__Objective__
Reproduce from the records below, with no pictures, exactly the lines between the one containing "Write a web" and the one containing "performance (% of", inclusive.

Start Data extract

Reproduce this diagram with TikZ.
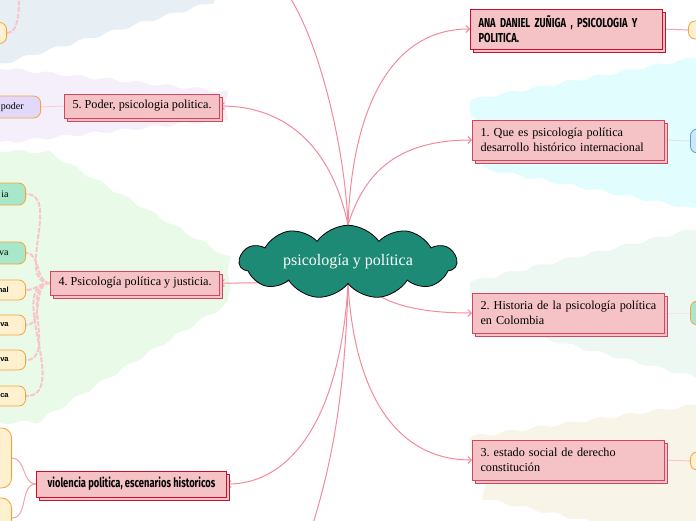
\documentclass[tikz,border=0pt]{standalone}
\usepackage{fontspec}
\setmainfont{Liberation Serif}
\setsansfont{Liberation Sans}
\newfontfamily\headfont[FakeStretch=0.72]{Fira Sans}
\usetikzlibrary{positioning,shapes.symbols,shadows,arrows.meta,decorations.pathmorphing}
\frenchspacing

\definecolor{boxfill}{HTML}{F5C2C5}
\definecolor{boxline}{HTML}{D2475F}
\definecolor{boxdark}{HTML}{C8102E}
\definecolor{linkpink}{HTML}{F28A9B}
\definecolor{coreteal}{HTML}{1D8A76}
\definecolor{leafline}{HTML}{F5A33A}
\definecolor{leafyellow}{HTML}{FFF1CF}
\definecolor{leafmint}{HTML}{A9E7CB}
\definecolor{leaflilac}{HTML}{E2D8FA}
\definecolor{leafblue}{HTML}{CDE8FA}
\definecolor{leafblueline}{HTML}{4DA3E0}
\definecolor{zoneblue}{HTML}{E7EFF5}
\definecolor{zonelilac}{HTML}{F5EFFB}
\definecolor{zonegreen}{HTML}{E9FBE8}
\definecolor{zonecyan}{HTML}{E1FDFD}
\definecolor{zonemint}{HTML}{EEF8F3}
\definecolor{zonebeige}{HTML}{F8F4E7}

\pgfdeclarelayer{bg}
\pgfdeclarelayer{links}
\pgfsetlayers{bg,links,main}

\begin{document}
\begin{tikzpicture}[x=1pt,y=-1pt,
  topic/.style={draw=boxline, fill=boxfill, line width=1pt,
    copy shadow={shadow xshift=3pt, shadow yshift=-3pt},
    anchor=west, inner xsep=8pt, minimum height=24pt,
    font=\fontsize{12.2}{15}\selectfont},
  wide/.style={minimum width=191pt, minimum height=40pt, text width=176pt, align=left},
  heading/.style={draw=boxdark, font=\headfont\bfseries\fontsize{13}{14.5}\selectfont},
  leaf/.style={draw=leafline, fill=leafyellow, line width=0.8pt, rounded corners=7pt,
    minimum height=22pt, text width=60pt, align=right, inner xsep=17pt, anchor=east,
    font=\fontsize{10}{12}\selectfont},
  tag/.style={font=\sffamily\bfseries\fontsize{7.5}{9}\selectfont, minimum height=20pt},
  link/.style={draw=linkpink, line width=1pt, -{Straight Barb[length=3.5pt,width=7pt]}},
  twig/.style={draw=linkpink!60, line width=1pt},
  strand/.style={draw=linkpink!50, line width=2pt, dash pattern=on 5pt off 1.5pt},
  zone/.style={decorate, decoration={snake, amplitude=1.5pt, segment length=30pt}}]
  \useasboundingbox (0,0) rectangle (696,520);
  \clip (0,0) rectangle (696,520);

  % zones
  \begin{pgfonlayer}{bg}
    \fill[zone, zoneblue] (-20,-20) -- (225,-20) -- (212,0) -- (0,62) -- (-20,66) -- cycle;
    \fill[zone, zonelilac] (-20,66) -- (0,68) -- (228,92) -- (228,122) -- (0,146) -- (-20,148) -- cycle;
    \fill[zone, zonegreen] (-20,150) -- (40,152) -- (228,262) -- (228,300) -- (40,417) -- (-20,419) -- cycle;
    \fill[zone, zonecyan] (470,100) -- (716,54) -- (716,224) -- (470,177) -- cycle;
    \fill[zone, zonemint] (470,282) -- (716,224) -- (716,400) -- (470,337) -- cycle;
    \fill[zone, zonebeige] (470,437) -- (716,402) -- (716,540) -- (470,487) -- cycle;
  \end{pgfonlayer}

  % centre
  \node[cloud, cloud puffs=11, cloud puff arc=110, aspect=4.1, draw=black, fill=coreteal,
    line width=0.8pt, minimum width=217pt, minimum height=54pt, text=white,
    font=\fontsize{16}{18}\selectfont] (core) at (348,262) {psicología y política};

  % right side
  \node[topic, heading, wide] (ana) at (470,29) {ANA DANIEL ZUÑIGA , PSICOLOGIA Y\\POLITICA.};
  \node[topic, wide] (n1) at (472,140) {1. Que es psicología política\\desarrollo histórico internacional};
  \node[topic, wide] (n2) at (472,313) {2. Historia de la psicología política\\en Colombia};
  \node[topic, wide] (n3) at (472,460) {3. estado social de derecho\\constitución};
  \node[leaf, anchor=west, minimum height=18pt] (ra) at (688,30) {};
  \node[leaf, anchor=west, minimum height=24pt, draw=leafblueline, fill=leafblue] (r1) at (690,141) {};
  \node[leaf, anchor=west, minimum height=24pt, fill=leafmint] (r2) at (690,313) {};
  \node[leaf, anchor=west, minimum height=18pt] (r3) at (690,461) {};

  % left side
  \node[topic] (n5) at (64,106) {5. Poder, psicologia politica.};
  \node[topic] (n4) at (50,283) {4. Psicología política y justicia.};
  \node[topic, heading, minimum height=26pt, minimum width=190pt] (nv) at (36,484) {violencia politica, escenarios historicos};
  \node[leaf, minimum height=21pt] (tl) at (7,33) {};
  \node[leaf, fill=leaflilac] (pd) at (41,107) {poder};
  \node[leaf, fill=leafmint] (g1) at (26,194) {ia};
  \node[leaf, fill=leafmint] (g2) at (26,253) {va};
  \node[leaf, tag] (g3) at (26,290) {nal};
  \node[leaf, tag] (g4) at (26,325) {va};
  \node[leaf, tag] (g5) at (26,360) {va};
  \node[leaf, tag] (g6) at (26,396) {ca};
  \node[leaf, minimum height=60pt, rounded corners=10pt] (v1) at (12,458) {};
  \node[leaf, minimum height=40pt, rounded corners=10pt] (v2) at (12,518) {};
  \coordinate (up) at (285,-10);
  \coordinate (down) at (311,530);
  \coordinate (tlup) at (19,-5);

  % connectors
  \begin{pgfonlayer}{links}
    \draw[link] (core.north) .. controls (352,110) and (390,29) .. (ana.west);
    \draw[link] (core.north) .. controls (365,170) and (400,140) .. (n1.west);
    \draw[link] (core.north) .. controls (345,150) and (320,40) .. (up);
    \draw[link] (core.north) .. controls (330,140) and (280,106) .. (n5.east);
    \draw[link] (core.south west) .. controls (260,283) .. (n4.east);
    \draw[link] (core.south) .. controls (340,420) and (290,484) .. (nv.east);
    \draw[link] (core.south) .. controls (345,400) and (330,470) .. (down);
    \draw[link] (core.south) .. controls (355,400) and (400,460) .. (n3.west);
    \draw[link] ([xshift=15pt]core.south) .. controls (385,305) and (420,313) .. (n2.west);
    \draw[twig, linkpink!80] (ana.east) -- (ra.west);
    \draw[twig, black!10] (n1.east) -- (r1.west);
    \draw[twig, linkpink!25] (n2.east) -- (r2.west);
    \draw[twig, linkpink!50] (n3.east) -- (r3.west);
    \draw[twig, linkpink!40] (pd.east) -- (n5.west);
    \draw[twig, linkpink!80] (nv.west) to[out=180,in=0] (v1.east);
    \draw[twig, linkpink!80] (nv.west) to[out=180,in=0] (v2.east);
    \draw[strand] (tl.east) .. controls (19,33) and (19,10) .. (tlup);
    \foreach \g in {g1,g2,g3,g4,g5,g6}
      \draw[strand] (n4.west) to[out=180,in=0] (\g.east);
  \end{pgfonlayer}
\end{tikzpicture}
\end{document}
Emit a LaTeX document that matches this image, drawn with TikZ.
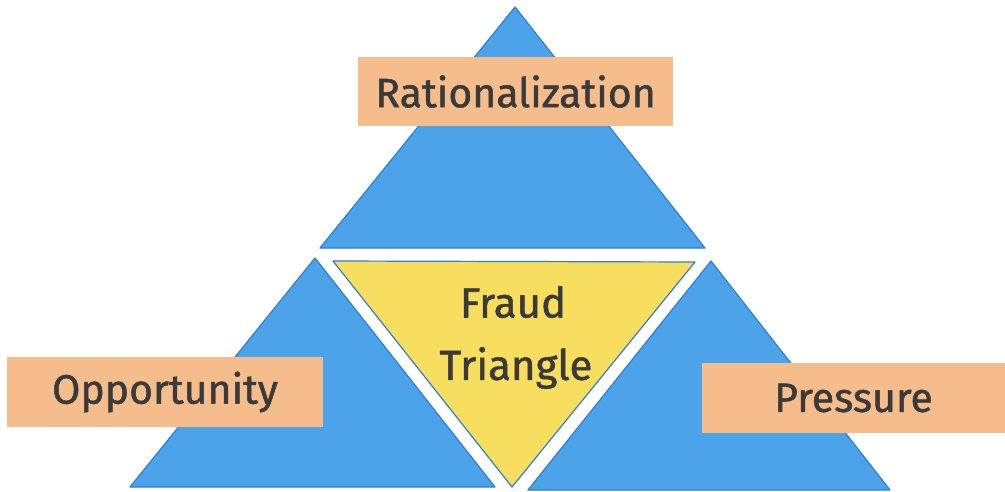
\documentclass[tikz,border=0pt]{standalone}
\usepackage{fontspec}
\setmainfont{Fira Sans}[FakeBold=1.2,AutoFakeBold=1.2]
\definecolor{triblue}{HTML}{4CA3EA}
\definecolor{edgeblue}{HTML}{2F7FD0}
\definecolor{fraudyellow}{HTML}{F8DE5E}
\definecolor{labelorange}{HTML}{F6BD8C}
\definecolor{txt}{HTML}{3A3A3A}
\begin{document}
\begin{tikzpicture}[x=1pt,y=-1pt,
  tri/.style={fill=triblue,draw=edgeblue,line width=1.2pt,line join=round},
  core/.style={fill=fraudyellow,draw=edgeblue,line width=1.2pt,line join=round},
  lab/.style={fill=labelorange,inner sep=0pt,text=txt,font=\fontsize{41}{44}\selectfont,anchor=center},
  coretext/.style={text=txt,font=\fontsize{42}{44}\selectfont,align=center}]
\useasboundingbox (0,0) rectangle (1005,492);
\fill[white] (0,0) rectangle (1005,492);
% triangles
\draw[tri] (515,7) -- (705,248) -- (320,248) -- cycle;
\draw[tri] (315,258) -- (495,487) -- (130,487) -- cycle;
\draw[tri] (711,261) -- (890,490) -- (528,490) -- cycle;
\draw[core] (333,261) -- (695,262) -- (512,487) -- cycle;
% labels
\node[lab,minimum width=315,minimum height=69] (rat) at (515.5,91.5) {Rationalization};
\node[lab,minimum width=316,minimum height=70] (opp) at (165,392) {Opportunity};
\node[lab,minimum width=303,minimum height=70] (pre) at (853.5,398) {Pressure};
\node[coretext] (fraud) at (513,302) {Fraud};
\node[coretext] (triangle) at (516,368) {Triangle};
\end{tikzpicture}
\end{document}
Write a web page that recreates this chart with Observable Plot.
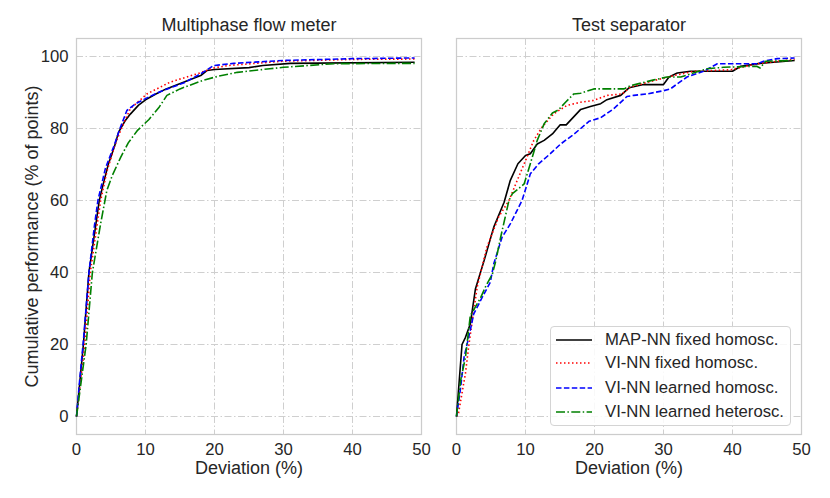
<!DOCTYPE html>
<html>
<head>
<meta charset="utf-8">
<script src="https://cdn.jsdelivr.net/npm/d3@7"></script>
<script src="https://cdn.jsdelivr.net/npm/@observablehq/plot@0.6"></script>
<style>
  html, body { margin: 0; padding: 0; background: #fff; }
  #wrap { position: relative; width: 830px; height: 498px; font-family: "Liberation Sans", Arial, sans-serif; color: #262626; }
  #left, #right { position: absolute; top: 0; }
  #left { left: 0; }
  #right { left: 440px; }
  #legend { position: absolute; left: 550px; top: 326px; width: 241px; height: 100px; box-sizing: border-box;
    border: 1px solid #d4d4d4; border-radius: 4px; background: rgba(255,255,255,0.85); }
  .row { position: absolute; left: 0; height: 24px; display: flex; align-items: center; font-size: 16.7px; white-space: nowrap; }
  .row svg { margin-left: 5px; margin-right: 13px; }
</style>
</head>
<body>
<div id="wrap">
  <div id="left"></div>
  <div id="right"></div>
  <div id="legend"></div>
</div>
<script>
// ---- data ----
const panelTitles = ["Multiphase flow meter", "Test separator"];
const seriesNames = ["MAP-NN fixed homosc.", "VI-NN fixed homosc.", "VI-NN learned homosc.", "VI-NN learned heterosc."];
const seriesColors = ["#000000", "#ff0000", "#0000ff", "#008000"];
const seriesDash = [null, "1.5,2.5", "5.5,2.4", "9,2.4,1.5,2.4"];
const xTicks = [0, 10, 20, 30, 40, 50];
const yTicks = [0, 20, 40, 60, 80, 100];
const xLabel = "Deviation (%)";
const yLabel = "Cumulative performance (% of points)";

// Multiphase flow meter
const mpfmMap = [[0,0],[0.5,10],[1,20],[1.8,40],[2.7,52],[3.3,60],[3.8,64],[4.6,70],[5.5,75],[6.1,79],[7,82],[7.8,84],[9,86.5],[10.2,88.2],[11.5,89.6],[13,91],[15.6,92.9],[18,94.7],[18.9,96.1],[20,96.4],[25,96.9],[27,97.5],[31,98.1],[49,98.4]];
const mpfmViFixed = [[0,0],[0.6,10],[1.2,20],[2,40],[2.9,52],[3.5,60],[4.4,68],[5.5,75],[6.5,80],[7.8,85.5],[10.2,89.6],[13.6,92.9],[17.5,95.2],[19.9,96.8],[22,97.5],[30,98.7],[40,99.2],[49,99.3]];
const mpfmViLearned = [[0,0],[0.5,11],[1,21],[1.8,40],[2.6,53],[3.1,60],[4.2,69],[5.4,75],[6.3,80],[7.3,85],[8.5,86.8],[10.2,88.5],[12.2,90.3],[15.6,92.7],[18,95.2],[19.9,97.5],[22.8,98.1],[30,98.9],[40,99.4],[49,99.6]];
const mpfmViHetero = [[0,0],[0.7,10],[1.4,20],[2.3,40],[3.5,53.6],[4.4,62.8],[5.2,67],[6.4,72],[7.5,76],[8.8,79.4],[10.5,82.5],[12,86],[13.1,89.2],[15,91],[18.2,93.3],[20.5,94.5],[23.3,95.6],[28,96.6],[30,97],[37.3,98],[49,98.1]];

// Test separator
const tsMap = [[0,0],[0.8,20],[1.3,22],[2,25.7],[2.75,35.5],[4,43.3],[5.4,52.6],[6.9,59.5],[7.8,65.6],[8.9,70.2],[10,72.5],[10.7,73],[11.7,75.7],[12.7,76.7],[13.9,78.5],[15,81],[15.9,81],[18,85.3],[19.4,86.1],[20.9,86.9],[21.8,88],[23.8,89.2],[25,91.3],[27.1,92.2],[30,92.2],[30.8,94.3],[32,95.4],[33.9,95.9],[40,95.9],[41.2,97.3],[44,98.1],[49,98.9]];
const tsViFixed = [[0,0],[0.3,1],[1.3,12],[1.8,20],[2.5,29.4],[3,36],[4.4,47],[6.1,55.4],[7.6,60],[9,66.5],[10.2,72],[11.2,76.7],[12.4,80.4],[14.1,84.1],[16,86.4],[18,87.3],[19.9,87.8],[21.8,89.2],[24,89.6],[25.2,91.5],[28.6,93.3],[31.5,94.7],[34.4,95.9],[39.7,96.3],[43.6,98],[49,99.2]];
const tsViLearned = [[0,0],[0.6,8],[1.1,16.5],[2,24],[2.5,28.5],[3.7,33],[4.9,37.3],[5.4,42.4],[6.6,49.8],[7.8,53.5],[9.5,60],[10.7,67.4],[11.9,70.2],[13.6,73],[15.1,75.7],[16.8,78.1],[18,80],[19.2,82],[20.9,83],[22.8,85.5],[24.7,88.9],[25.7,89.2],[27.6,89.6],[30,90.5],[31,91],[32,92.4],[33.4,94.3],[35.8,95.9],[37.8,98],[43.6,98],[44.5,98.7],[46.5,99.4],[49,99.6]];
const tsViHetero = [[0,0],[0.6,10],[1.3,16.5],[2,28],[3.5,33],[4.2,36],[5.2,39.6],[5.7,43.3],[6.4,49.8],[7.6,60],[8.1,61.9],[9.8,64.6],[10.7,70.2],[11.7,76.7],[12.7,81.3],[13.9,84.3],[14.8,85.2],[15.8,87.3],[17,89.6],[18,89.8],[19.9,91],[24.3,91],[25.2,91.9],[28.6,93.5],[30.5,94.3],[32.5,94.3],[36.3,96.6],[38.7,97],[43.5,97.3],[44,96.8],[44.8,98.7],[49,98.9]];

const panels = [
  [mpfmMap, mpfmViFixed, mpfmViLearned, mpfmViHetero],
  [tsMap, tsViFixed, tsViLearned, tsViHetero]
];

const font = '"Liberation Sans", Arial, sans-serif';
const gridStyle = {stroke: "#cfcfcf", strokeOpacity: 1, strokeWidth: 1, strokeDasharray: "7,2.5,1.5,2.5"};

function makePanel(i) {
  const isLeft = i === 0;
  const width = isLeft ? 440 : 390;
  const marks = [
    Plot.gridX(xTicks, gridStyle),
    Plot.gridY(yTicks, gridStyle),
    Plot.frame({stroke: "#cccccc", strokeWidth: 1.25}),
    Plot.axisX(xTicks, {tickSize: 0, tickPadding: 9, label: null, fontSize: 16.7}),
    Plot.axisY(yTicks, {tickSize: 0, tickPadding: 8, label: null, fontSize: 16.7, ...(isLeft ? {} : {tickFormat: () => ""})}),
  ];
  panels[i].forEach((s, k) => {
    marks.push(Plot.line(s, {x: d => d[0], y: d => d[1], stroke: seriesColors[k], strokeWidth: 1.6,
      strokeDasharray: seriesDash[k] || undefined, strokeLinejoin: "round", strokeLinecap: "butt"}));
  });
  marks.push(Plot.text([panelTitles[i]], {frameAnchor: "top", lineAnchor: "middle", textAnchor: "middle", dy: -13, fontSize: 18, fill: "#262626"}));
  marks.push(Plot.text([xLabel], {frameAnchor: "bottom", lineAnchor: "middle", textAnchor: "middle", dy: 34, fontSize: 18, fill: "#262626"}));
  if (isLeft) marks.push(Plot.text([yLabel], {frameAnchor: "left", lineAnchor: "middle", textAnchor: "middle", dx: -44, rotate: -90, fontSize: 18, fill: "#262626"}));
  return Plot.plot({
    width, height: 498,
    marginLeft: isLeft ? 76 : 16,
    marginRight: isLeft ? 19 : 29,
    marginTop: 38, marginBottom: 64,
    style: {fontFamily: font, color: "#262626", background: "transparent", overflow: "visible"},
    x: {domain: [0, 50]},
    y: {domain: [-5, 105]},
    marks
  });
}

document.getElementById("left").appendChild(makePanel(0));
document.getElementById("right").appendChild(makePanel(1));

// legend
const legend = document.getElementById("legend");
const rowTops = [1, 24, 49, 73];
seriesNames.forEach((name, k) => {
  const row = document.createElement("div");
  row.className = "row";
  row.style.top = rowTops[k] + "px";
  const dash = seriesDash[k] ? `stroke-dasharray="${seriesDash[k]}"` : "";
  row.innerHTML = `<svg width="36" height="10"><line x1="0" y1="5" x2="36" y2="5" stroke="${seriesColors[k]}" stroke-width="1.5" ${dash}/></svg><span>${name}</span>`;
  legend.appendChild(row);
});
</script>
</body>
</html>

End Data extract

__Final result__
Write a web page that recreates this chart with Observable Plot.
<!DOCTYPE html>
<html>
<head>
<meta charset="utf-8">
<script src="https://cdn.jsdelivr.net/npm/d3@7"></script>
<script src="https://cdn.jsdelivr.net/npm/@observablehq/plot@0.6"></script>
<style>
  html, body { margin: 0; padding: 0; background: #fff; }
  #wrap { position: relative; width: 830px; height: 498px; font-family: "Liberation Sans", Arial, sans-serif; color: #262626; }
  #left, #right { position: absolute; top: 0; }
  #left { left: 0; }
  #right { left: 440px; }
  #legend { position: absolute; left: 550px; top: 326px; width: 241px; height: 100px; box-sizing: border-box;
    border: 1px solid #d4d4d4; border-radius: 4px; background: rgba(255,255,255,0.85); }
  .row { position: absolute; left: 0; height: 24px; display: flex; align-items: center; font-size: 16.7px; white-space: nowrap; }
  .row svg { margin-left: 5px; margin-right: 13px; }
</style>
</head>
<body>
<div id="wrap">
  <div id="left"></div>
  <div id="right"></div>
  <div id="legend"></div>
</div>
<script>
// ---- data ----
const panelTitles = ["Multiphase flow meter", "Test separator"];
const seriesNames = ["MAP-NN fixed homosc.", "VI-NN fixed homosc.", "VI-NN learned homosc.", "VI-NN learned heterosc."];
const seriesColors = ["#000000", "#ff0000", "#0000ff", "#008000"];
const seriesDash = [null, "1.5,2.5", "5.5,2.4", "9,2.4,1.5,2.4"];
const xTicks = [0, 10, 20, 30, 40, 50];
const yTicks = [0, 20, 40, 60, 80, 100];
const xLabel = "Deviation (%)";
const yLabel = "Cumulative performance (% of points)";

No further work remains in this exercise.